-- start --

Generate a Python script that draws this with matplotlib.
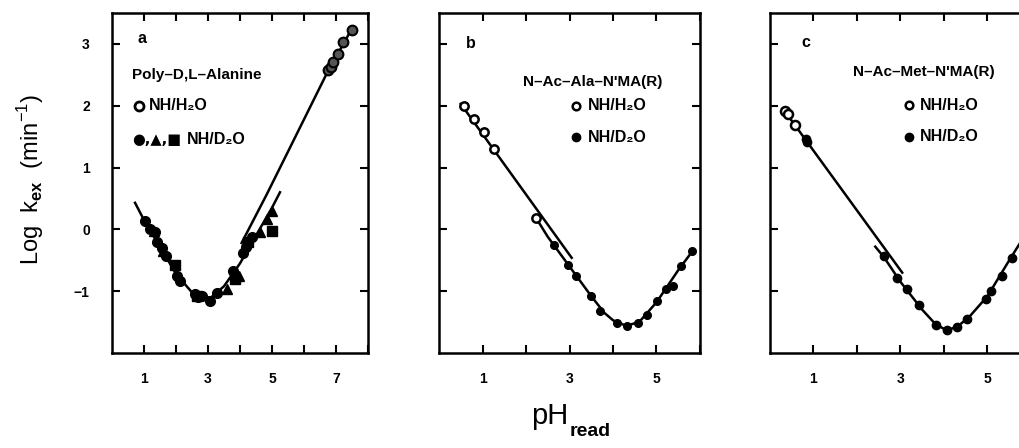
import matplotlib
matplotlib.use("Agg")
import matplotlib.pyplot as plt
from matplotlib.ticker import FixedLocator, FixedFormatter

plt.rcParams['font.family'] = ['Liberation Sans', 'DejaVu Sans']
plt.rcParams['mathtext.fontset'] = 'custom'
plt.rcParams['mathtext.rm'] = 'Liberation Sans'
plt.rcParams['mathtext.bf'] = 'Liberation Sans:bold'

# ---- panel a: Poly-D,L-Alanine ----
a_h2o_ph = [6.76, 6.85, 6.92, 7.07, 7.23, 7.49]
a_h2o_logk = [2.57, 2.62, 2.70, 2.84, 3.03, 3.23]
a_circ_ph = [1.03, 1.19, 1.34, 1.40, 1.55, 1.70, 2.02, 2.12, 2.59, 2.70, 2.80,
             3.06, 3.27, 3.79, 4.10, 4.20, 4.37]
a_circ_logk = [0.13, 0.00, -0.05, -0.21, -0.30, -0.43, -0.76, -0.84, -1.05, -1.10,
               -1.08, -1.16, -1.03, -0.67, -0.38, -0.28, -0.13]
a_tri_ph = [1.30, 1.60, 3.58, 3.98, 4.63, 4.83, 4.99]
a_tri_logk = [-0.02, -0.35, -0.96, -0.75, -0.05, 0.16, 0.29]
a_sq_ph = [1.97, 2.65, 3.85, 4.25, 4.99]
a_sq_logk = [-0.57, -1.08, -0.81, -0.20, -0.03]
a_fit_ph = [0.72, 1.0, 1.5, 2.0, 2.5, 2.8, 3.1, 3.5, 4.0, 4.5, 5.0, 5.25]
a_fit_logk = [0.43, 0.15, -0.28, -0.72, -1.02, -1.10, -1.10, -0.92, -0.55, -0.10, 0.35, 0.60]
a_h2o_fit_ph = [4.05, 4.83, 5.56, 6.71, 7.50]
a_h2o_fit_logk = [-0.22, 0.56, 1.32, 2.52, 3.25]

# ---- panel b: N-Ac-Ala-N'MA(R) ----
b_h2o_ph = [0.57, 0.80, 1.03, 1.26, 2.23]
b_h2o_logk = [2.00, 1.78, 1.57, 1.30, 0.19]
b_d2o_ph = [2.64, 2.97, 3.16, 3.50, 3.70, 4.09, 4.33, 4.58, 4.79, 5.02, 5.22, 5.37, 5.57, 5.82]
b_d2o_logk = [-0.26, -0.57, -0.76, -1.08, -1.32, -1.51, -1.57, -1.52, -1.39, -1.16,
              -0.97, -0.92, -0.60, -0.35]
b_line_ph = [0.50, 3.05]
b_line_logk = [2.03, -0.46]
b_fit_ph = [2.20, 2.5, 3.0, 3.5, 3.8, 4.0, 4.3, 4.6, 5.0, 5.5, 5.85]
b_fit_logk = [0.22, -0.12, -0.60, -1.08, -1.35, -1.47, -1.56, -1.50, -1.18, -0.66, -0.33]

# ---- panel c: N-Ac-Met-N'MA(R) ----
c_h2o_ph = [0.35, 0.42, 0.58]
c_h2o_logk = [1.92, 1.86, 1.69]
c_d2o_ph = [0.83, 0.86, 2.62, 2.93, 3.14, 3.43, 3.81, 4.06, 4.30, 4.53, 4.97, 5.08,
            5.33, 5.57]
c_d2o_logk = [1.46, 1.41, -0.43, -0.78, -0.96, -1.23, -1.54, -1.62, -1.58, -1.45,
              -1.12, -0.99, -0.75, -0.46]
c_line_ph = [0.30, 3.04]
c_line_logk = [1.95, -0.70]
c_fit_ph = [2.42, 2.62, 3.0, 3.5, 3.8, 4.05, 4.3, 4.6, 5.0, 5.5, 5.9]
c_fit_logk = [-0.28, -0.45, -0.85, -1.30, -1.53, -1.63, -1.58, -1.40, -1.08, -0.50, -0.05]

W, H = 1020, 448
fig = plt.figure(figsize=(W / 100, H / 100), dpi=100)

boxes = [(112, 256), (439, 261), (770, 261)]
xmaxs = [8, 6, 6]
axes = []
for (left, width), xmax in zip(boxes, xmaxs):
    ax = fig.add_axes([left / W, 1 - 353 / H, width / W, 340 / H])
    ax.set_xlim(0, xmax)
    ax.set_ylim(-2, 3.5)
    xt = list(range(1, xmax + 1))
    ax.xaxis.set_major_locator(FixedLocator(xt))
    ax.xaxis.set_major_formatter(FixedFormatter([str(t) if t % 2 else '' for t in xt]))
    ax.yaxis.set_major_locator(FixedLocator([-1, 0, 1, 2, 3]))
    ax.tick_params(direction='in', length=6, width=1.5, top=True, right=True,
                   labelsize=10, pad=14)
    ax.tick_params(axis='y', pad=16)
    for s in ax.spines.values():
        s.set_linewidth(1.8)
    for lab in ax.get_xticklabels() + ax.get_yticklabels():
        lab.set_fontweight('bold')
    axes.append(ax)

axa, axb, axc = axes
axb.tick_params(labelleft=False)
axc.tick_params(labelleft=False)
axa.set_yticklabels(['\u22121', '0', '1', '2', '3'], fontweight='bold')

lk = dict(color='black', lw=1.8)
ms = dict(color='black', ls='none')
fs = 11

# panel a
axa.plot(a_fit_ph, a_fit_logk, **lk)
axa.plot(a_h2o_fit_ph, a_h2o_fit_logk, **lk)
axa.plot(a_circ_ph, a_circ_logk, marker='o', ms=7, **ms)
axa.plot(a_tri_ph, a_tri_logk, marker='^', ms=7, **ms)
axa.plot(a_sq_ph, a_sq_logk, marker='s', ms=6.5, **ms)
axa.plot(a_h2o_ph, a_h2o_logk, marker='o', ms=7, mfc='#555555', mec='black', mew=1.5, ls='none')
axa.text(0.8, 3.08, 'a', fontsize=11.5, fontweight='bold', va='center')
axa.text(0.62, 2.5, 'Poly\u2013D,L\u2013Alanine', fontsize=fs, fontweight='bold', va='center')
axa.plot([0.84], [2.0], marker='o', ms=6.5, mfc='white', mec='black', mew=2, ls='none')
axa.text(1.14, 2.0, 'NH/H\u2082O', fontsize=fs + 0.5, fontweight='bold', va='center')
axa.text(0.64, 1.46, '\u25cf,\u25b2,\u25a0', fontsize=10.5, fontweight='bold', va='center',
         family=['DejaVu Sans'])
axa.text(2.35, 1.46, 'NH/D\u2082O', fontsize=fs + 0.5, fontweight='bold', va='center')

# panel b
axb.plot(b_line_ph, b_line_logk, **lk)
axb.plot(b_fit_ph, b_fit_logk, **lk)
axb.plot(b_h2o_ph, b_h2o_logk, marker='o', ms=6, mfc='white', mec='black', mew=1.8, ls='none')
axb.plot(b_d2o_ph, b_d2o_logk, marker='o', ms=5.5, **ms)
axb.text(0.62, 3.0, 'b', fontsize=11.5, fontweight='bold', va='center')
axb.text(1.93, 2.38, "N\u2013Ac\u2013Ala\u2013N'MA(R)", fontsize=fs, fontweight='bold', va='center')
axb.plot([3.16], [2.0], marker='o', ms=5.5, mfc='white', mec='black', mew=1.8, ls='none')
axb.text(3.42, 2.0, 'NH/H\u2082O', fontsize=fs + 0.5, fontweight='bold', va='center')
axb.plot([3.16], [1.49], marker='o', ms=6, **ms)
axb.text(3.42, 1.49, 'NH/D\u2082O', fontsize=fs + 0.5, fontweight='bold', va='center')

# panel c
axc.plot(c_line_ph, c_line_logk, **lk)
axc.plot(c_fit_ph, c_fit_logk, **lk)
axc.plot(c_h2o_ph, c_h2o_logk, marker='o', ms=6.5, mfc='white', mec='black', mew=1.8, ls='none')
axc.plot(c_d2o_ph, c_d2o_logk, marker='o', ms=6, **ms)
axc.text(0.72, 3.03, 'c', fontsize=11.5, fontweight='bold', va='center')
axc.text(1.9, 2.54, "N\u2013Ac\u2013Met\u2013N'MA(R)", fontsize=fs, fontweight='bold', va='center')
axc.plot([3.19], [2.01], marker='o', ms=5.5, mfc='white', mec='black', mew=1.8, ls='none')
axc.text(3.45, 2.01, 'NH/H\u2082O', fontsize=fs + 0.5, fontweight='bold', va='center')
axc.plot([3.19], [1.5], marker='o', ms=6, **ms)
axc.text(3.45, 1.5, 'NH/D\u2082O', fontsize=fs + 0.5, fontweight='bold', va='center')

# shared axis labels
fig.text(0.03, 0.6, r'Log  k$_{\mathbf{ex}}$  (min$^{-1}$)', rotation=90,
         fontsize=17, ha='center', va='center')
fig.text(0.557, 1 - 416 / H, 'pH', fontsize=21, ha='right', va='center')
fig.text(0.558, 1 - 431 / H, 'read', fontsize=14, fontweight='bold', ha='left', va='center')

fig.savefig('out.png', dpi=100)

-- end --

[DIRECTIONS]: Pictures excluded, repeat exactly the lines from the top of the material through the line with "-1.18, -0.66, -0.33]", including both of those lines.

[EXERCISE SOLUTION]:
Generate a Python script that draws this with matplotlib.
import matplotlib
matplotlib.use("Agg")
import matplotlib.pyplot as plt
from matplotlib.ticker import FixedLocator, FixedFormatter

plt.rcParams['font.family'] = ['Liberation Sans', 'DejaVu Sans']
plt.rcParams['mathtext.fontset'] = 'custom'
plt.rcParams['mathtext.rm'] = 'Liberation Sans'
plt.rcParams['mathtext.bf'] = 'Liberation Sans:bold'

# ---- panel a: Poly-D,L-Alanine ----
a_h2o_ph = [6.76, 6.85, 6.92, 7.07, 7.23, 7.49]
a_h2o_logk = [2.57, 2.62, 2.70, 2.84, 3.03, 3.23]
a_circ_ph = [1.03, 1.19, 1.34, 1.40, 1.55, 1.70, 2.02, 2.12, 2.59, 2.70, 2.80,
             3.06, 3.27, 3.79, 4.10, 4.20, 4.37]
a_circ_logk = [0.13, 0.00, -0.05, -0.21, -0.30, -0.43, -0.76, -0.84, -1.05, -1.10,
               -1.08, -1.16, -1.03, -0.67, -0.38, -0.28, -0.13]
a_tri_ph = [1.30, 1.60, 3.58, 3.98, 4.63, 4.83, 4.99]
a_tri_logk = [-0.02, -0.35, -0.96, -0.75, -0.05, 0.16, 0.29]
a_sq_ph = [1.97, 2.65, 3.85, 4.25, 4.99]
a_sq_logk = [-0.57, -1.08, -0.81, -0.20, -0.03]
a_fit_ph = [0.72, 1.0, 1.5, 2.0, 2.5, 2.8, 3.1, 3.5, 4.0, 4.5, 5.0, 5.25]
a_fit_logk = [0.43, 0.15, -0.28, -0.72, -1.02, -1.10, -1.10, -0.92, -0.55, -0.10, 0.35, 0.60]
a_h2o_fit_ph = [4.05, 4.83, 5.56, 6.71, 7.50]
a_h2o_fit_logk = [-0.22, 0.56, 1.32, 2.52, 3.25]

# ---- panel b: N-Ac-Ala-N'MA(R) ----
b_h2o_ph = [0.57, 0.80, 1.03, 1.26, 2.23]
b_h2o_logk = [2.00, 1.78, 1.57, 1.30, 0.19]
b_d2o_ph = [2.64, 2.97, 3.16, 3.50, 3.70, 4.09, 4.33, 4.58, 4.79, 5.02, 5.22, 5.37, 5.57, 5.82]
b_d2o_logk = [-0.26, -0.57, -0.76, -1.08, -1.32, -1.51, -1.57, -1.52, -1.39, -1.16,
              -0.97, -0.92, -0.60, -0.35]
b_line_ph = [0.50, 3.05]
b_line_logk = [2.03, -0.46]
b_fit_ph = [2.20, 2.5, 3.0, 3.5, 3.8, 4.0, 4.3, 4.6, 5.0, 5.5, 5.85]
b_fit_logk = [0.22, -0.12, -0.60, -1.08, -1.35, -1.47, -1.56, -1.50, -1.18, -0.66, -0.33]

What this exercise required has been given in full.